One actual definition of addition of natural numbers in second-order arithmetic is: $$ n + m = p \Leftrightarrow (\forall f)\left[ \left( f(0) = n \land (\forall k)[f(S(k)) = S(f(k)]\right ) \to f(m) = p\right]. $$ Here $n,m,p$ are natural numbers, $(\forall k)$ quantifies over the natural numbers, and $(\forall f)$ quantifies over all unary functions from the natural numbers to themselves. Notice that, crucially, the right side does not mention $+$. In the particular definition, we could also rewrite it with an existential function quantifier: $$ n + m = p \Leftrightarrow (\exists f)\left( f(0) = n \land (\forall k)[f(S(k)) = S(f(k))] \land f(m) = p\right.) $$

Why does this definition not work in first-order logic? Because, in a single-sorted first-order theory of arithmetic, it is not possible to quantify over functions in the way that the definition does.

Now, that does not prove that it is impossible to define addition of natural numbers in terms of successor. It only shows that the definition in second-order arithmetic does not go through unchanged.

One way to see that addition is not definable from successor is sketched in this answer by Alex Kruckman. The key point is that if we look at the first-order theory of the natural numbers with successor and a constant for 0, every formula in this language (with some free variables) is equivalent to a quantifier-free formula in the language (with the same free variables). A proof of that is given by Richard Kaye here. So if addition was definable in that structure, it would be definable by a quantifier-free formula. But by analyzing the form of such a formula we can show that it cannot define addition.
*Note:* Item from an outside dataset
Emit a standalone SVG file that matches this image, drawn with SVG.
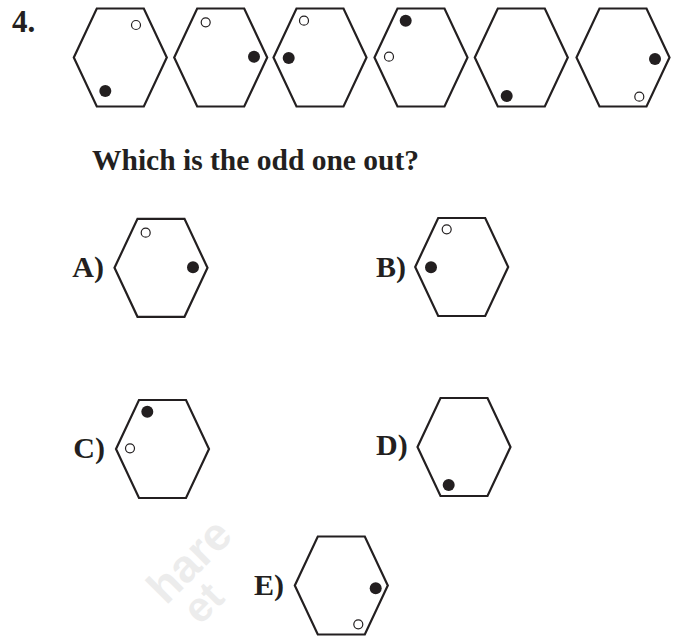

Actually, more is known. Neither addition nor multiplication is definable from successor alone; multiplication is not definable from successor and addition; and addition is not definable from successor and multiplication. The theory of the natural numbers with multiplication and addition is undecidable, but the restriction to just addition is decidable, and the restriction with just multiplication is decidable.

Solution 2:

The reason is that it is impossible to define addition and multiplication using only successor operation in first-order logic.